1 year ago
The Fyre Festival proved to be the dark side of “truth in advertising,” one of the 21st century’s truly great marketing, operational, and financial disasters.
And now, as The New York Times reports, a federal investigation is underway into just how far its founders went in making it so.
The festival, whose demise RealClearLife reported on in real time, was supposed to be the luxury music festival to end all luxury music festivals.
Taking place on a remote island in the Bahamas, its founders regaled would-be festival-goers with tales of glamping, high-end cuisine, and top international music acts—all to the tune of thousands of dollars in ticket fees and package deals.
There ended up being no luxury or music.
A source told the Times that—aside from the number of lawsuits that have been levied against the festival’s founders—an investigation is being conducted by the U.S. attorney’s office for the Southern District of New York and the FBI.
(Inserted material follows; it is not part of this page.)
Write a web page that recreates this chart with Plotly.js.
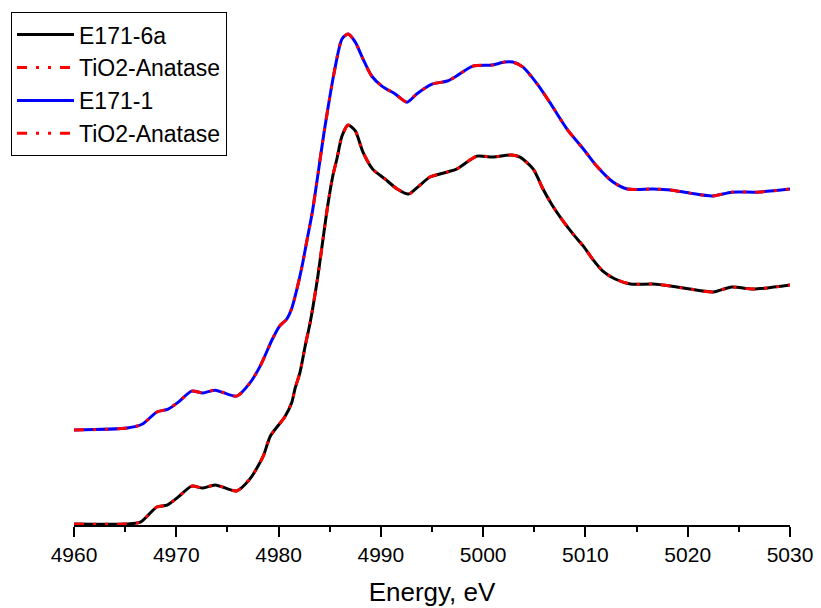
<!DOCTYPE html>
<html>
<head>
<meta charset="utf-8">
<script src="https://cdn.plot.ly/plotly-3.0.1.min.js"></script>
<style>html,body{margin:0;padding:0;background:#fff;}#chart{width:821px;height:608px;}</style>
</head>
<body>
<div id="chart"></div>
<script>
// Energy (eV) and normalised absorbance
const energyA = [4960, 4965, 4966.5, 4968.1, 4969.1, 4970.2, 4971.5, 4972.6, 4973.8, 4975.9, 4977.2, 4978.5, 4979.2, 4980.6, 4981.3, 4981.6, 4982.1, 4982.6, 4983.1, 4983.8, 4984.25, 4984.8, 4985.3, 4985.7, 4986.2, 4986.8, 4987.5, 4988.25, 4989.2, 4990.4, 4991.6, 4992.7, 4993.6, 4994.8, 4996.5, 4997.4, 4999.4, 5000.9, 5002.8, 5003.6, 5004.9, 5005.85, 5006.8, 5007.8, 5008.8, 5009.8, 5010.7, 5011.7, 5012.9, 5014.4, 5016.6, 5018.3, 5020.2, 5022.5, 5024.3, 5026.4, 5030];
const e171_6a = [0.0, 0.0, 0.008, 0.071, 0.079, 0.113, 0.158, 0.150, 0.163, 0.138, 0.188, 0.283, 0.367, 0.446, 0.508, 0.563, 0.633, 0.742, 0.842, 1.021, 1.158, 1.325, 1.450, 1.521, 1.617, 1.663, 1.638, 1.550, 1.479, 1.438, 1.396, 1.375, 1.404, 1.446, 1.467, 1.479, 1.533, 1.529, 1.538, 1.529, 1.479, 1.396, 1.325, 1.263, 1.208, 1.158, 1.104, 1.054, 1.021, 1.000, 1.000, 0.992, 0.979, 0.967, 0.988, 0.979, 0.996];
const anataseA = [0.0, 0.0, 0.008, 0.071, 0.079, 0.113, 0.158, 0.150, 0.163, 0.138, 0.188, 0.283, 0.367, 0.446, 0.508, 0.563, 0.633, 0.742, 0.842, 1.021, 1.158, 1.325, 1.450, 1.521, 1.617, 1.663, 1.638, 1.550, 1.479, 1.438, 1.396, 1.375, 1.404, 1.446, 1.467, 1.479, 1.533, 1.529, 1.538, 1.529, 1.479, 1.396, 1.325, 1.263, 1.208, 1.158, 1.104, 1.054, 1.021, 1.000, 1.000, 0.992, 0.979, 0.967, 0.988, 0.979, 0.996];

const energyB = [4960, 4965.2, 4966.7, 4968.1, 4969.2, 4970.2, 4971.5, 4972.6, 4973.8, 4975.9, 4977.2, 4978.2, 4979.4, 4980.1, 4980.8, 4981.3, 4981.8, 4982.3, 4982.8, 4983.3, 4984.5, 4985.5, 4986.2, 4986.8, 4987.5, 4988.25, 4989.1, 4990.1, 4991.4, 4992.55, 4993.5, 4995.0, 4996.5, 4997.4, 4999.0, 5000.9, 5002.1, 5002.9, 5003.9, 5005.3, 5006.5, 5008.2, 5009.8, 5011.1, 5012.7, 5014.1, 5016.6, 5018.3, 5020.2, 5022.4, 5024.3, 5026.8, 5030];
const e171_1 = [0.392, 0.400, 0.417, 0.467, 0.479, 0.508, 0.554, 0.546, 0.558, 0.533, 0.588, 0.658, 0.771, 0.825, 0.854, 0.900, 0.980, 1.075, 1.188, 1.300, 1.646, 1.896, 2.021, 2.042, 2.008, 1.938, 1.867, 1.825, 1.792, 1.758, 1.792, 1.833, 1.846, 1.867, 1.908, 1.913, 1.925, 1.925, 1.904, 1.833, 1.758, 1.646, 1.563, 1.492, 1.425, 1.396, 1.396, 1.392, 1.379, 1.367, 1.383, 1.383, 1.396];
const anataseB = [0.392, 0.400, 0.417, 0.467, 0.479, 0.508, 0.554, 0.546, 0.558, 0.533, 0.588, 0.658, 0.771, 0.825, 0.854, 0.900, 0.980, 1.075, 1.188, 1.300, 1.646, 1.896, 2.021, 2.042, 2.008, 1.938, 1.867, 1.825, 1.792, 1.758, 1.792, 1.833, 1.846, 1.867, 1.908, 1.913, 1.925, 1.925, 1.904, 1.833, 1.758, 1.646, 1.563, 1.492, 1.425, 1.396, 1.396, 1.392, 1.379, 1.367, 1.383, 1.383, 1.396];

const names = ["E171-6a", "TiO2-Anatase", "E171-1", "TiO2-Anatase"];
const xTicks = [4960, 4970, 4980, 4990, 5000, 5010, 5020, 5030];

const redDash = "10px,9px,3px,9px,3px,9px";
const traces = [
  {x: energyA, y: e171_6a, name: names[0], legendgroup: "g1", mode: "lines", line: {color: "#000000", width: 3, shape: "spline", smoothing: 0.7}},
  {x: energyA, y: anataseA, name: names[1], legendgroup: "g2", mode: "lines", line: {color: "#ff0000", width: 3, dash: redDash, shape: "spline", smoothing: 0.7}},
  {x: energyB, y: e171_1, name: names[2], legendgroup: "g3", mode: "lines", line: {color: "#0000ff", width: 3, shape: "spline", smoothing: 0.7}},
  {x: energyB, y: anataseB, name: names[3], legendgroup: "g4", mode: "lines", line: {color: "#ff0000", width: 3, dash: redDash, shape: "spline", smoothing: 0.7}}
];

const layout = {
  width: 821, height: 608,
  margin: {l: 74, r: 31, t: 10, b: 83, autoexpand: false},
  paper_bgcolor: "#ffffff", plot_bgcolor: "#ffffff",
  font: {family: "Liberation Sans, Arial, sans-serif", color: "#000000"},
  showlegend: true,
  legend: {
    xref: "container", yref: "container", x: 0.0134, y: 0.98, xanchor: "left", yanchor: "top",
    bordercolor: "#000000", borderwidth: 1, bgcolor: "#ffffff",
    font: {size: 23, color: "#000000"}, traceorder: "grouped", tracegroupgap: 0,
    itemwidth: 57
  },
  xaxis: {
    range: [4960, 5030], tickvals: xTicks, ticktext: xTicks.map(String),
    showline: true, linecolor: "#000000", linewidth: 2,
    ticks: "outside", ticklen: 10, tickwidth: 2, tickcolor: "#000000",
    minor: {dtick: 5, ticks: "outside", ticklen: 5, tickwidth: 2, tickcolor: "#000000"},
    showgrid: false, zeroline: false,
    tickfont: {size: 21},
    title: {text: "Energy, eV", font: {size: 26}, standoff: 18}
  },
  yaxis: {
    range: [-0.004, 2.142], visible: false, showgrid: false, zeroline: false
  }
};

Plotly.newPlot("chart", traces, layout, {displayModeBar: false, staticPlot: true});
</script>
</body>
</html>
Among the victims of the festival is one restaurant owner in the Bahamas, who says she hasn’t been paid $134,000 for the food services she provided the festival crew. There are countless others—crew members, employees at Fyre Media (the festival’s parent company), and artisans—who haven’t been paid for their services.
And all of it seems to be coming down on the head of 25-year-old entrepreneur and founder Billy McFarland, whom the Times refers to as “The Wolf of Wall Street for the selfie set.”
According to reports in the article, McFarland had a history of making lofty promises he couldn’t keep, and may be looking at substantial jail time when all is said done.